%%

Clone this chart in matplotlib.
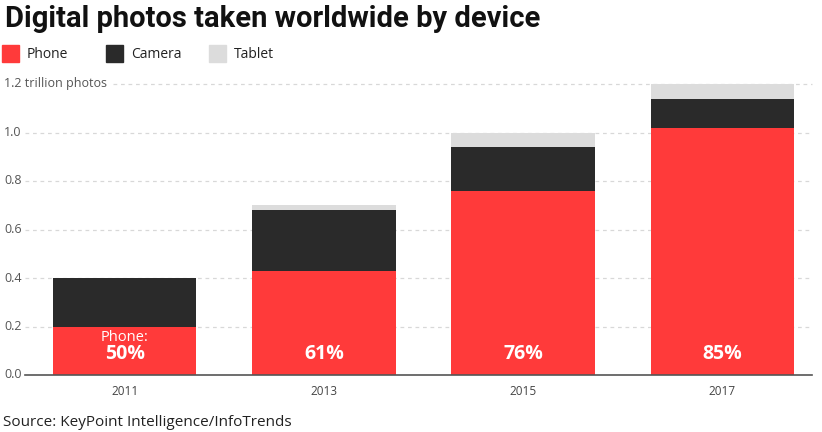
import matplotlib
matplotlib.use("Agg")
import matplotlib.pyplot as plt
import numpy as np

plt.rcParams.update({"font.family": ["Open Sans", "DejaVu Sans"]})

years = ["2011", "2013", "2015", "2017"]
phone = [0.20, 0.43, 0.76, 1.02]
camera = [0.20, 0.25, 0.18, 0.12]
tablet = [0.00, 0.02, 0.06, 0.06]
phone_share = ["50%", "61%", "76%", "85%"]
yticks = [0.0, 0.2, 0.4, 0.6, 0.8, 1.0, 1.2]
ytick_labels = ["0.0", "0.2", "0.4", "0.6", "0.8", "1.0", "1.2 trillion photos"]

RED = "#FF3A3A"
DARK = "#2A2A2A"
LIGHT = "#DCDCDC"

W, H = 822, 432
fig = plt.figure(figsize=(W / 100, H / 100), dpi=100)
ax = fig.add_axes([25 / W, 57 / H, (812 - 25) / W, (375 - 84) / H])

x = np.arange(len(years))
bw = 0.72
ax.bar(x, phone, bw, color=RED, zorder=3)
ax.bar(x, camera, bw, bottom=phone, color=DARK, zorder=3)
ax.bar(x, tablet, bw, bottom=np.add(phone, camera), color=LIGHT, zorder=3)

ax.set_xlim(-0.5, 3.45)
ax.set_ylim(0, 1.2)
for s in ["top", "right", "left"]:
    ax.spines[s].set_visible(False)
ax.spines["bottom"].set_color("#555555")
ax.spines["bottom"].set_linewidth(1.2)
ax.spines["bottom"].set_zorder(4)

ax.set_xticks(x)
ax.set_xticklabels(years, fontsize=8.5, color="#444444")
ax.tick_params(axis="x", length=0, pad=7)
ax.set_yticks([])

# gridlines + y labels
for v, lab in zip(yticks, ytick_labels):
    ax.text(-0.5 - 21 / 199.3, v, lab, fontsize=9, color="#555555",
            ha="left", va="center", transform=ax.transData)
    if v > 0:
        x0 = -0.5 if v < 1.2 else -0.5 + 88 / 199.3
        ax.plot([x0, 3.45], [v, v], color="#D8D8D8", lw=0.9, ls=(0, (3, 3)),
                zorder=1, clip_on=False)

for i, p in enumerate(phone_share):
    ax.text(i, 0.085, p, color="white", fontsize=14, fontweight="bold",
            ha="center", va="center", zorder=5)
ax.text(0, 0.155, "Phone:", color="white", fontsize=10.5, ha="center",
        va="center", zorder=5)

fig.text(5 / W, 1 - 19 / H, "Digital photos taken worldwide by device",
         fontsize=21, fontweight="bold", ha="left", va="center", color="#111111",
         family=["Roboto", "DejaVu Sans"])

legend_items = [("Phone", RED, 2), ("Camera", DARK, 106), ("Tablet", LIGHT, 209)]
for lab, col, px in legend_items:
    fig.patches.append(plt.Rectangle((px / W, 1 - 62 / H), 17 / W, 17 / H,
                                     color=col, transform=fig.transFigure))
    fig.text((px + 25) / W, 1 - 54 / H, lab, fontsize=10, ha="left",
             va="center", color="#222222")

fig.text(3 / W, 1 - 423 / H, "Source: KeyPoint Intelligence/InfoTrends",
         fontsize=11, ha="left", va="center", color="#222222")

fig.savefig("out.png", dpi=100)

%%

- _Prompt_
Your task is to return the lines above, from the first one up to and including the line containing "ax.set_yticks([])", minus any pictures.

- _Answer to this task_
Clone this chart in matplotlib.
import matplotlib
matplotlib.use("Agg")
import matplotlib.pyplot as plt
import numpy as np

plt.rcParams.update({"font.family": ["Open Sans", "DejaVu Sans"]})

years = ["2011", "2013", "2015", "2017"]
phone = [0.20, 0.43, 0.76, 1.02]
camera = [0.20, 0.25, 0.18, 0.12]
tablet = [0.00, 0.02, 0.06, 0.06]
phone_share = ["50%", "61%", "76%", "85%"]
yticks = [0.0, 0.2, 0.4, 0.6, 0.8, 1.0, 1.2]
ytick_labels = ["0.0", "0.2", "0.4", "0.6", "0.8", "1.0", "1.2 trillion photos"]

RED = "#FF3A3A"
DARK = "#2A2A2A"
LIGHT = "#DCDCDC"

W, H = 822, 432
fig = plt.figure(figsize=(W / 100, H / 100), dpi=100)
ax = fig.add_axes([25 / W, 57 / H, (812 - 25) / W, (375 - 84) / H])

x = np.arange(len(years))
bw = 0.72
ax.bar(x, phone, bw, color=RED, zorder=3)
ax.bar(x, camera, bw, bottom=phone, color=DARK, zorder=3)
ax.bar(x, tablet, bw, bottom=np.add(phone, camera), color=LIGHT, zorder=3)

ax.set_xlim(-0.5, 3.45)
ax.set_ylim(0, 1.2)
for s in ["top", "right", "left"]:
    ax.spines[s].set_visible(False)
ax.spines["bottom"].set_color("#555555")
ax.spines["bottom"].set_linewidth(1.2)
ax.spines["bottom"].set_zorder(4)

ax.set_xticks(x)
ax.set_xticklabels(years, fontsize=8.5, color="#444444")
ax.tick_params(axis="x", length=0, pad=7)
ax.set_yticks([])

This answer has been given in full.